Issue date: 10/12/07 Section: News
A 12-member commission called UA a first-rate institution and gave the university's overall education process high praise.

The Higher Learning Commission of Colleges and Schools teamed up on UA's campus last April. Its members included another university's president and other schools' assorted college deans and professors. The team reviewed 67 UA documents, materials and Web pages. They held almost 100 interviews with a range of UA administrators, faculty, staff, students and associates to evaluate how the UA presents its opportunity for students to learn.

"Accreditation is a voluntary procedure aimed to give educators a process for improving student achievement," according to a UA press release. "To earn accreditation, schools must meet high quality standards, be evaluated by an outside group of professionals and have in place a school improvement plan that focuses on student performance."

"The Higher Learning Commission did a very thorough analysis of our programs. To earn reaccreditation is a mark of excellence for any university, but beyond that the report is a very gratifying," said UA Chancellor John A. White.

The UA's sense of direction and accomplishments, overall morale of faculty, staff and students impressed the visiting commissioners. Since the last commission evaluation in 1997, the commissioners wrote, "the UA has transformed itself."

Their account gave praise for the 2010 Commission and the role its four reports have played in the decade-long process to make a change toward excellence at the UA.

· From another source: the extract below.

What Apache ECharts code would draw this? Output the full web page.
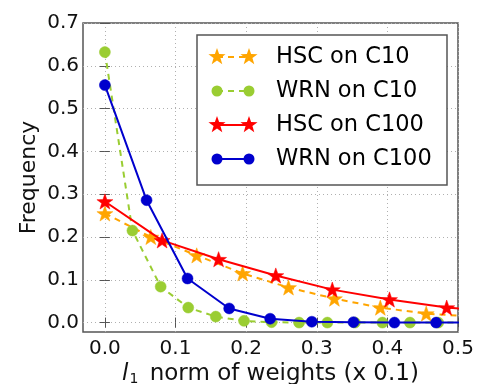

"Their comments show they understand what we have accomplished in the past decade and what we are still trying to do," White said. "Their praise is, of course, very welcome, but their recommendations strike me as being right on the mark and will prove to be very valuable to the university."

The report supported Chancellor White's decision in 2000 to take the UA toward a world-class, student-centered research university by stating "the 2010 Commission's approach to institutional planning and change could be used as a highly successful model by other institutions of higher education interested in deep and extensive planning and transformative change."